You never pay a Workers’ Compensation attorney directly, as all fees are “contingent.” This means that the attorney does not receive a fee unless you receive an award. Generally, fees equate to approximately 15% of an award and must be approved by a Law Judge. The insurance company will withhold the fee from your award and issue it to your attorney directly, as directed by the Judge.
I am currently represented by a different law firm, but I would like you to represent me, what should I do?
You only need to call 1-800-LAW-1010 and tell us about your claim. If we believe we can assist you, we’ll send you the forms to sign and then ensure everything is filed with the Workers’ Compensation Board to place us on notice as your attorney of record.

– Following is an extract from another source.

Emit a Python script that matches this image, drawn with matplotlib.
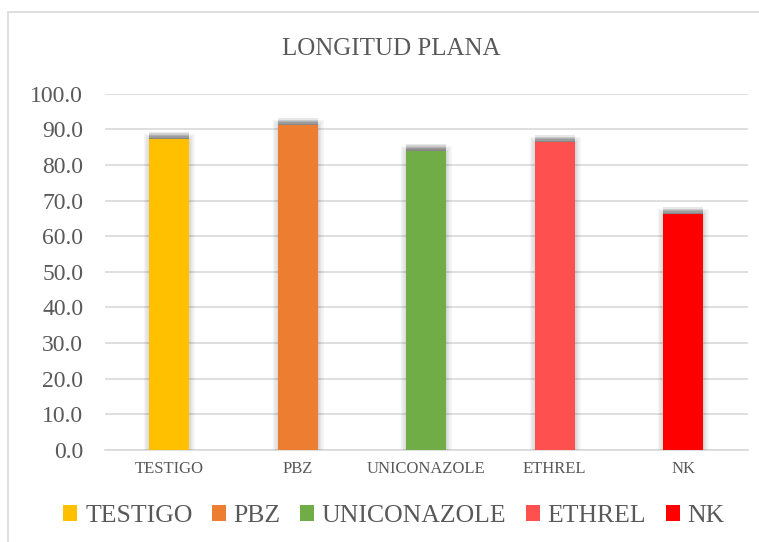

If your claim is established, you may be entitled to medical benefits and lost wage payments, as directed by the Workers’ Compensation Board. In certain instances, you may be entitled to a Schedule Loss of Use award or payments for your Loss of Wage Earning Capacity and a settlement may be negotiated to completely resolve your claim via a lump sum payment.
Can I be reimbursed for my travel (i.e., mileage) expenses to and from my medical visits (e.g., Doctor, Physical Therapy, Chiropractor, etc.)?

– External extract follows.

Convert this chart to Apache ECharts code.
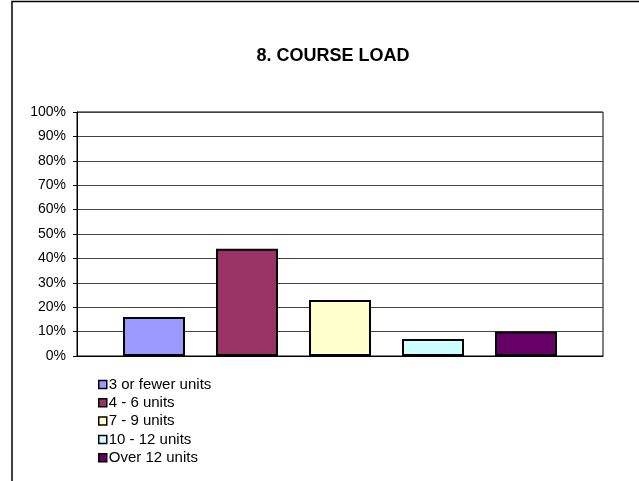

Yes, by filing a C-257 Form: Claimant’s Record of Medical and Travel Expenses and Request for Reimbursement. It is important that you keep track of each appointment you attend so that you can claim all of the reimbursement to which you are entitled.
If your claim is established, your employer’s Workers’ Compensation insurance carrier is responsible for the payment of all treatment authorized by the Workers’ Compensation Board, subject to the rates set in the New York State “Fee Schedule.”
Finally, if you have an attorney, you should follow his or her instructions, as the Workers’ Compensation system has strict rules and timelines that must be followed in order to ensure you receive the benefits to which you are entitled. Your attorney will be able to help you navigate the complex intricacies of the Workers’ Compensation system and handle issues such as:
- Attending hearings,
- Litigating the compensability of your claim,
- Setting your proper average weekly wage,
- Addressing concurrent employment,
- Medical depositions regarding your degree of disability,
- Labor market attachment trials,
- Treatment disputes,
- Your permanent impairment level,
- Reimbursement for mileage and out-of-pocket expenses,
- Drafting and filing appeals and rebuttals, and
- Negotiating a potential settlement of your claim.